▶ [DATA SEGMENT]

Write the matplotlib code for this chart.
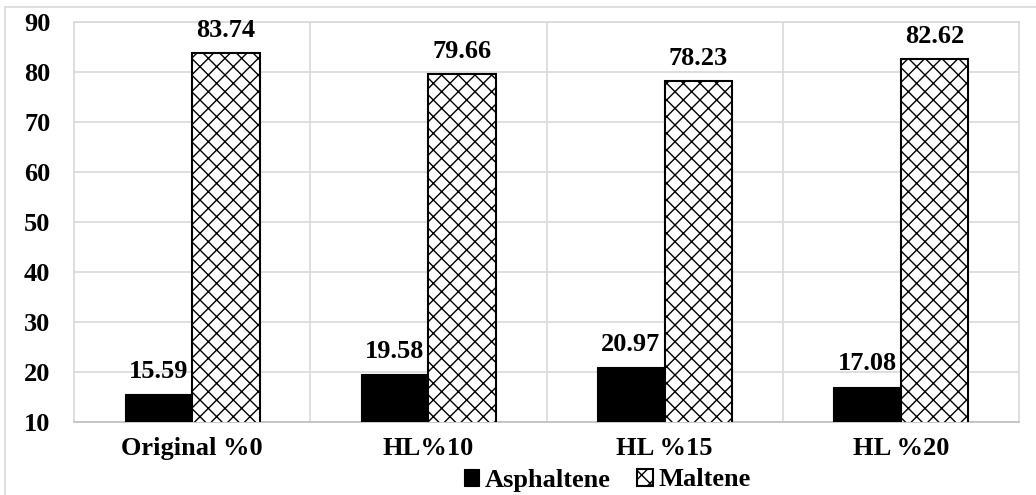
import numpy as np
import matplotlib.pyplot as plt
from matplotlib.lines import Line2D

plt.rcParams['font.family'] = ['Liberation Serif', 'DejaVu Serif']
plt.rcParams['font.weight'] = 'bold'
plt.rcParams['hatch.linewidth'] = 1.0

# 数据
categories = ['Original %0', 'HL%10', 'HL %15', 'HL %20']
asphaltene = [15.59, 19.58, 20.97, 17.08]
maltene = [83.74, 79.66, 78.23, 82.62]
yticks = [10, 20, 30, 40, 50, 60, 70, 80, 90]

fs = 19

fig = plt.figure(figsize=(10.36, 4.95), dpi=100)
ax = fig.add_axes([74 / 1036, 1 - 422 / 495, 945 / 1036, 400 / 495])

x = np.arange(len(categories))
w = 0.286
b1 = ax.bar(x - w / 2, asphaltene, w, color='black', edgecolor='black',
            linewidth=0.8, label='Asphaltene', zorder=3)
b2 = ax.bar(x + w / 2, maltene, w, color='white', edgecolor='black', hatch='xx',
            linewidth=1.5, label='Maltene', zorder=3)

# 柱顶数值
for bars, vals in ((b1, asphaltene), (b2, maltene)):
    for rect, v in zip(bars, vals):
        ax.annotate('%.2f' % v, (rect.get_x() + rect.get_width() / 2, v),
                    xytext=(0, 8), textcoords='offset points', ha='center', va='bottom',
                    fontsize=fs, fontweight='bold')

ax.set_ylim(10, 90)
ax.set_xlim(-0.5, len(categories) - 0.5)
ax.set_yticks(yticks)
ax.set_xticks(x)
ax.set_xticklabels(categories, fontsize=fs, fontweight='bold')
ax.tick_params(axis='y', labelsize=fs, length=0, pad=17)
ax.tick_params(axis='x', length=0, pad=11)
for lab in ax.get_yticklabels():
    lab.set_fontweight('bold')

# 网格线：水平刻度线 + 类别分隔竖线
ax.grid(axis='y', color='#d9d9d9', linewidth=1.2, zorder=0)
for xb in np.arange(0.5, len(categories) - 0.5):
    ax.axvline(xb, color='#d9d9d9', linewidth=1.2, zorder=0)
for s in ax.spines.values():
    s.set_color('#d9d9d9')
    s.set_linewidth(1.2)
ax.spines['bottom'].set_color('#bfbfbf')

# 外框
fig.add_artist(Line2D([5 / 1036, 5 / 1036], [0, 1 - 7 / 495], color='#d9d9d9', lw=1.2))
fig.add_artist(Line2D([5 / 1036, 1], [1 - 7 / 495, 1 - 7 / 495], color='#d9d9d9', lw=1.2))

fig.legend(handles=[b1, b2], loc='center', bbox_to_anchor=(607 / 1036, 1 - 480 / 495),
           ncol=2, frameon=False, fontsize=fs, handlelength=0.6, handleheight=0.6,
           handletextpad=0.2, columnspacing=1.0, borderpad=0)

plt.savefig('out.png', dpi=100)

▶ [GIVEN REQUEST] Transcribe the opening line of the listing above, please, and every line after it through the line with "fig.add_artist(Line2D([5 / 1036, 1], [1", word for word, without pictures.

▶ [TASK OUTPUT]
Write the matplotlib code for this chart.
import numpy as np
import matplotlib.pyplot as plt
from matplotlib.lines import Line2D

plt.rcParams['font.family'] = ['Liberation Serif', 'DejaVu Serif']
plt.rcParams['font.weight'] = 'bold'
plt.rcParams['hatch.linewidth'] = 1.0

# 数据
categories = ['Original %0', 'HL%10', 'HL %15', 'HL %20']
asphaltene = [15.59, 19.58, 20.97, 17.08]
maltene = [83.74, 79.66, 78.23, 82.62]
yticks = [10, 20, 30, 40, 50, 60, 70, 80, 90]

fs = 19

fig = plt.figure(figsize=(10.36, 4.95), dpi=100)
ax = fig.add_axes([74 / 1036, 1 - 422 / 495, 945 / 1036, 400 / 495])

x = np.arange(len(categories))
w = 0.286
b1 = ax.bar(x - w / 2, asphaltene, w, color='black', edgecolor='black',
            linewidth=0.8, label='Asphaltene', zorder=3)
b2 = ax.bar(x + w / 2, maltene, w, color='white', edgecolor='black', hatch='xx',
            linewidth=1.5, label='Maltene', zorder=3)

# 柱顶数值
for bars, vals in ((b1, asphaltene), (b2, maltene)):
    for rect, v in zip(bars, vals):
        ax.annotate('%.2f' % v, (rect.get_x() + rect.get_width() / 2, v),
                    xytext=(0, 8), textcoords='offset points', ha='center', va='bottom',
                    fontsize=fs, fontweight='bold')

ax.set_ylim(10, 90)
ax.set_xlim(-0.5, len(categories) - 0.5)
ax.set_yticks(yticks)
ax.set_xticks(x)
ax.set_xticklabels(categories, fontsize=fs, fontweight='bold')
ax.tick_params(axis='y', labelsize=fs, length=0, pad=17)
ax.tick_params(axis='x', length=0, pad=11)
for lab in ax.get_yticklabels():
    lab.set_fontweight('bold')

# 网格线：水平刻度线 + 类别分隔竖线
ax.grid(axis='y', color='#d9d9d9', linewidth=1.2, zorder=0)
for xb in np.arange(0.5, len(categories) - 0.5):
    ax.axvline(xb, color='#d9d9d9', linewidth=1.2, zorder=0)
for s in ax.spines.values():
    s.set_color('#d9d9d9')
    s.set_linewidth(1.2)
ax.spines['bottom'].set_color('#bfbfbf')

# 外框
fig.add_artist(Line2D([5 / 1036, 5 / 1036], [0, 1 - 7 / 495], color='#d9d9d9', lw=1.2))
fig.add_artist(Line2D([5 / 1036, 1], [1 - 7 / 495, 1 - 7 / 495], color='#d9d9d9', lw=1.2))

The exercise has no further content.